The forgeries at the center of the scandal look like masterpieces by Jackson Pollock, Willem de Kooning and other prominent abstract expressionists. They were good enough to fool experts, and even Ann Freedman, then-president of Knoedler & Company, says she was duped.
Her lawyer, Luke Nikas, says, “Ann Freedman believed in these paintings. She showed them to the whole art world. She showed them to experts. And she has piles and piles of letters from all of these experts informing her that the works are real.”

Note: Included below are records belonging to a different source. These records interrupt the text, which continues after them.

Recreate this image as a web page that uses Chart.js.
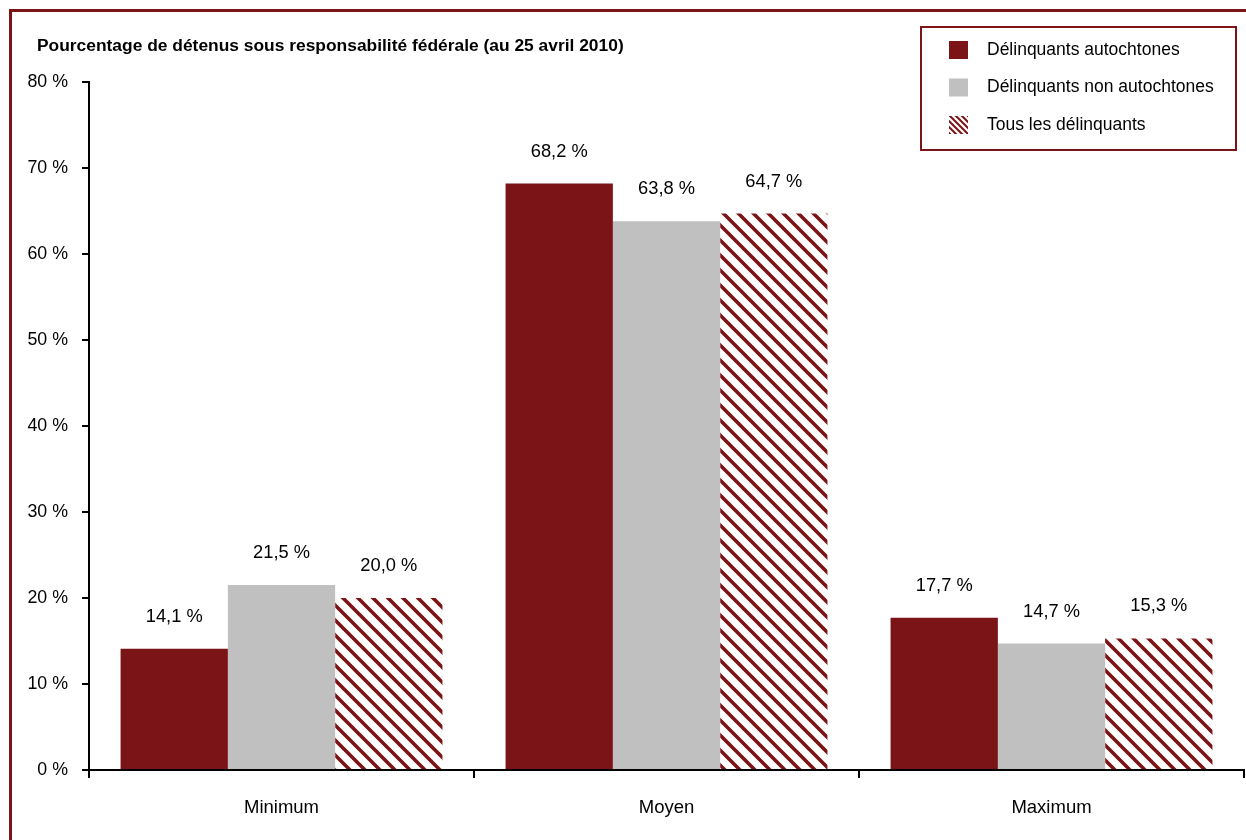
<!DOCTYPE html>
<html lang="fr">
<head>
<meta charset="utf-8">
<title>Pourcentage de détenus sous responsabilité fédérale</title>
<script src="https://cdn.jsdelivr.net/npm/chart.js@4.4.1/dist/chart.umd.min.js"></script>
<style>
  html, body { margin: 0; padding: 0; background: #ffffff; }
  canvas { display: block; }
</style>
</head>
<body>
<canvas id="chart" width="1246" height="840"></canvas>
<script>
// Niveaux de sécurité (catégories de l'axe horizontal)
const categories = ['Minimum', 'Moyen', 'Maximum'];

// Noms des séries
const seriesNames = ['Délinquants autochtones', 'Délinquants non autochtones', 'Tous les délinquants'];

// Pourcentages par série
const autochtones = [14.1, 68.2, 17.7];
const nonAutochtones = [21.5, 63.8, 14.7];
const tousDelinquants = [20.0, 64.7, 15.3];

// Graduations de l'axe vertical
const yTicks = [0, 10, 20, 30, 40, 50, 60, 70, 80];

const chartTitle = 'Pourcentage de détenus sous responsabilité fédérale (au 25 avril 2010)';

const RED = '#7b1416';
const GREY = '#c0c0c0';
const FONT = '"Liberation Sans", Arial, sans-serif';

// Motif hachuré (rayures diagonales rouges sur blanc)
function makeHatch(size, width) {
  const c = document.createElement('canvas');
  c.width = size; c.height = size;
  const g = c.getContext('2d');
  g.fillStyle = '#ffffff';
  g.fillRect(0, 0, size, size);
  g.strokeStyle = RED;
  g.lineWidth = width;
  g.beginPath();
  for (const o of [-size, 0, size]) {
    g.moveTo(o - 2, -2);
    g.lineTo(o + size + 2, size + 2);
  }
  g.stroke();
  return c;
}
const ctx0 = document.getElementById('chart').getContext('2d');
const hatch = ctx0.createPattern(makeHatch(15, 3.6), 'repeat');
const hatchSmall = ctx0.createPattern(makeHatch(6, 2), 'repeat');

const fmt = v => v.toFixed(1).replace('.', ',') + ' %';

// Cadre, titre, légende encadrée et étiquettes de valeurs
const decorations = {
  id: 'decorations',
  beforeDraw(chart) {
    const c = chart.ctx;
    c.save();
    c.fillStyle = '#ffffff';
    c.fillRect(0, 0, chart.width, chart.height);
    c.strokeStyle = RED;
    c.lineWidth = 3;
    c.beginPath();
    c.moveTo(10.5, chart.height + 5);
    c.lineTo(10.5, 10.5);
    c.lineTo(chart.width + 5, 10.5);
    c.stroke();
    c.fillStyle = '#000000';
    c.font = 'bold 17.4px ' + FONT;
    c.textBaseline = 'middle';
    c.textAlign = 'left';
    c.fillText(chartTitle, 37, 46);
    c.restore();
  },
  afterDatasetsDraw(chart) {
    const c = chart.ctx;
    c.save();
    // étiquettes de valeurs au-dessus des barres
    c.fillStyle = '#000000';
    c.font = '18.3px ' + FONT;
    c.textAlign = 'center';
    c.textBaseline = 'middle';
    chart.data.datasets.forEach((ds, i) => {
      chart.getDatasetMeta(i).data.forEach((bar, j) => {
        c.fillText(fmt(ds.data[j]), bar.x, bar.y - 32);
      });
    });
    // légende
    c.fillStyle = '#ffffff';
    c.fillRect(921, 27, 315, 123);
    c.strokeStyle = RED;
    c.lineWidth = 2;
    c.strokeRect(921, 27, 315, 123);
    const fills = [RED, GREY, hatchSmall];
    c.font = '17.5px ' + FONT;
    chart.data.datasets.forEach((ds, i) => {
      const cy = 50 + i * 37.5;
      c.fillStyle = fills[i];
      c.fillRect(949, cy - 9, 19, 18);
      c.fillStyle = '#000000';
      c.textAlign = 'left';
      c.fillText(ds.label, 987, cy);
    });
    c.restore();
  }
};

new Chart(ctx0, {
  type: 'bar',
  data: {
    labels: categories,
    datasets: [
      { label: seriesNames[0], data: autochtones, backgroundColor: RED },
      { label: seriesNames[1], data: nonAutochtones, backgroundColor: GREY },
      { label: seriesNames[2], data: tousDelinquants, backgroundColor: hatch }
    ]
  },
  options: {
    responsive: false,
    animation: false,
    devicePixelRatio: 1,
    datasets: { bar: { categoryPercentage: 0.836, barPercentage: 1.0, borderWidth: 0 } },
    layout: { padding: { left: 0, right: 2, top: 82, bottom: 0 } },
    plugins: { legend: { display: false }, tooltip: { enabled: false }, title: { display: false } },
    scales: {
      x: {
        grid: { display: true, drawOnChartArea: false, drawTicks: true, tickLength: 8, color: '#000000', lineWidth: 2, offset: true },
        border: { display: true, color: '#000000', width: 2 },
        ticks: { color: '#000000', font: { family: FONT, size: 18.5 }, padding: 19 },
        afterFit(s) { s.height = 70; }
      },
      y: {
        min: yTicks[0],
        max: yTicks[yTicks.length - 1],
        afterBuildTicks(s) { s.ticks = yTicks.map(v => ({ value: v })); },
        grid: { display: true, drawOnChartArea: false, drawTicks: true, tickLength: 7, color: '#000000', lineWidth: 2 },
        border: { display: true, color: '#000000', width: 2 },
        ticks: { color: '#000000', font: { family: FONT, size: 17.8 }, padding: 14, callback: v => v + ' %' },
        afterFit(s) { s.width = 89; }
      }
    }
  },
  plugins: [decorations]
});
</script>
</body>
</html>
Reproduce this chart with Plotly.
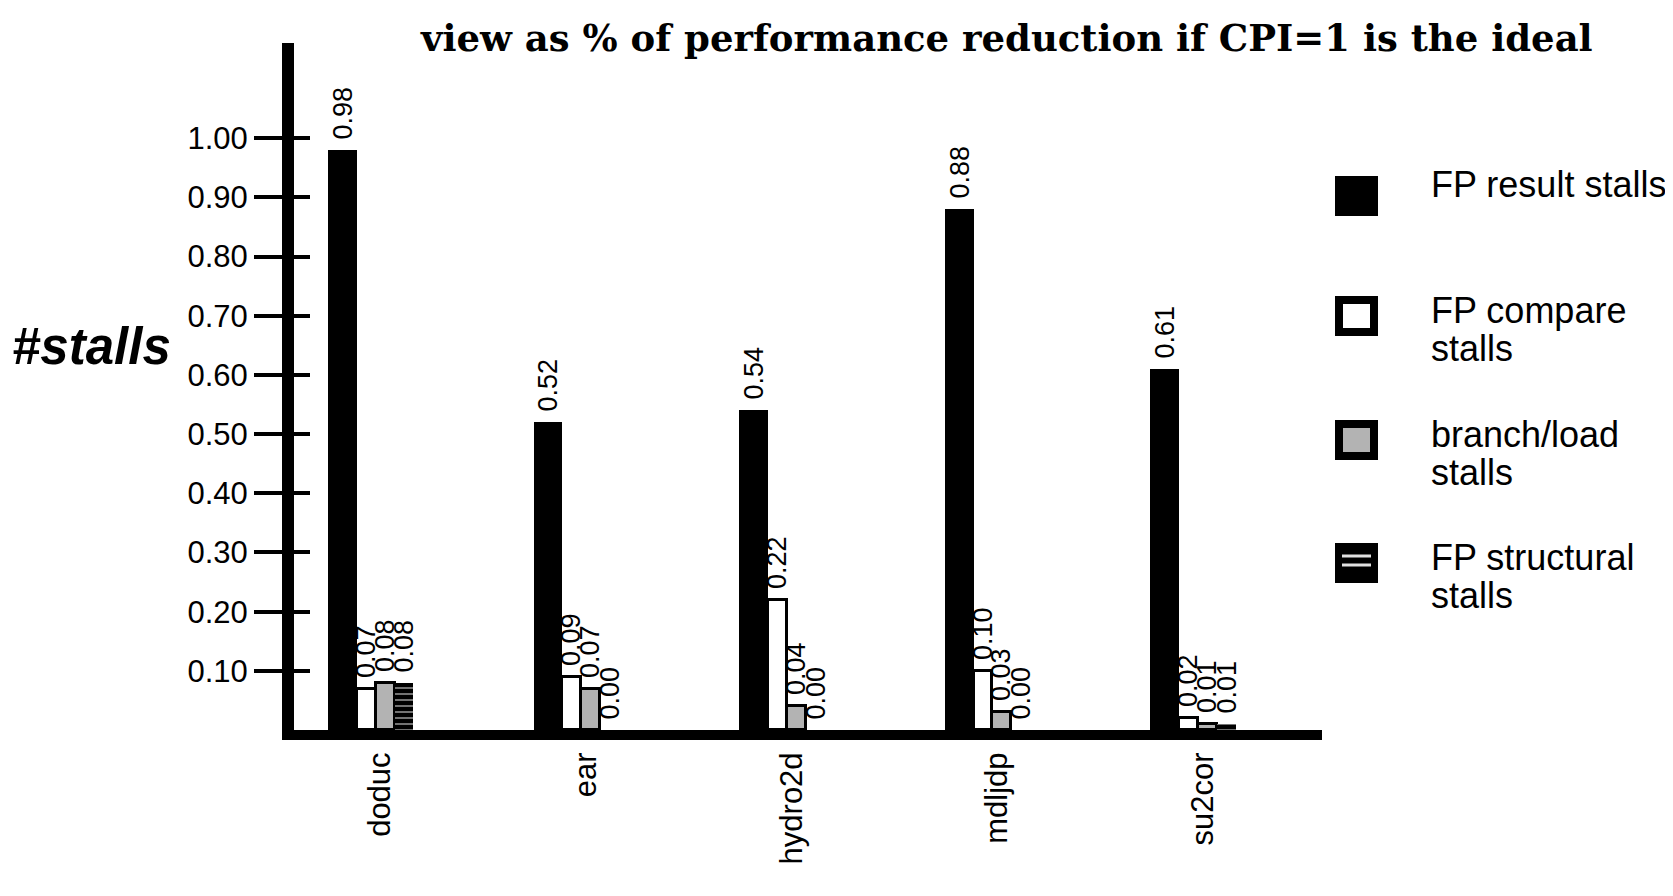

Nikas says Freedman even bought some of the paintings for her own personal collection. But the plaintiffs in this case and other pending lawsuits say Freedman overlooked glaring problems with the paintings’ backstories. The art dealer who sold the paintings to the gallery, a woman named Glafira Rosales, pleaded guilty to fraud and money laundering charges in 2013. According to Freedman, Rosales told an elaborate story involving a European collector (known only as “Mr. X”) who bought the paintings with cash in the 1950s, when he was having an affair with an assistant at two top New York galleries.
“It’s quite a tale, and people bought it,” says Amy Adler, who teaches art law at New York University. “I suppose the temptation would be there — not just for buyers, but, yes, even for sellers — to think they’d happened upon these magnificent, undisclosed masterpieces.”